上图总结得真的完美,若还有不懂的再多看两遍,或者画一棵树自己跑一下吧。对于 alpha-beta 剪枝我们有如下说明:1. This pruning has no effect on minimax value computed for the root. Minimax values of intermediate nodes might be wrong. 对于根节点来说,我们初始化 \(\alpha=-\infty, \beta=+\infty\) 并进行搜索,注意到 alpha-beta 剪枝仅仅是把一些肯定对结果没有影响的节点删去了,因此不会影响最终的值;然而,对于中层的节点来说,alpha-beta 剪枝所给出值是在减去了一些分支的情况下得到的,这样给出的「分数」就可能不是其真值了。2. Ordering Matters 显然,若所有可剪的分支都排在最后那么对于最终的效率就没什么影响了,一般情况下,alpha-beta 剪枝可以Doubles solvable depth!
Uncertain Outcomes
主体就这些内容,后面介绍了一下非确定情况下的节点,增加了随机性:例如玩家是非理性的,或游戏本身就有随机性如 Dice,这样的话我们可以取期望。
Utilities
这部分更多是简单抽象的博弈中超脱了出来,毕竟这种情况是确定的理想的;事实上,相同的结果对于不同人的价值是不一样的,也就是效用这一概念的由来。

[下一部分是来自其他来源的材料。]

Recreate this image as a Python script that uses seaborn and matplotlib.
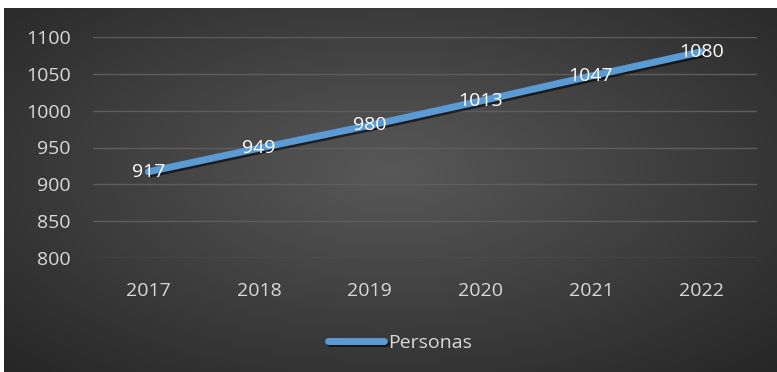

Utilities are functions from outcomes (states of the world) to real numbers that describe an agent’s preferences
In a game, may be simple (+1/-1)
Utilities summarize the agent’s goals
Theorem: any “rational” preferences can be summarized as a utility function
注意,我们这里讨论的并非上述的双方博弈,而是 Maximum Expected Utility 算法
最后再对 Utilities 的概念做一点说明,正如定义中所说它反映的是一个人的 preferences ,相较于简单的 outcomes 更具有现实性,例如一个不爱冒风险的人和一个赌徒的偏好是不同的。另外,很少有人的真正理性的,例如:Famous example of Allais (1953)
A: \([0.8,\$4k; 0.2,\$0]\)
B: \([1.0, \$3k; 0.0, \$0]\)C: \([0.2, \$4k; 0.8, \$0]\)
D: \([0.25, \$3k; 0.75, \$0]\)
Most people prefer B > A, C > D
然而,人是否真的是理性的呢?假若 \(U(\$0) = 0\),那么 B > A 可推出 \(U(\$3k) > 0.8 U(\$4k)\),而 C > D 则可推出 \(0.8 U(\$4k) > U(\$3k)\)——出现了两个矛盾的结果。
一下仅仅是个人感想:我们假定 utility 正是回报,那么这里例子深刻地反映了人对于概率/数字并不敏感。对于 A 和 B,3k 和 4k 刀差别不大,我们可能出于厌恶风险的原则选 B;对于 C 和 D,两者都有一定的风险,而我们对于 .2 和 .25 的区别并不敏感,这时候 4k 和 3k 刀的差距就显现出来,也就更倾向于选大一点的 C(虽然这时是一个正确的选择)。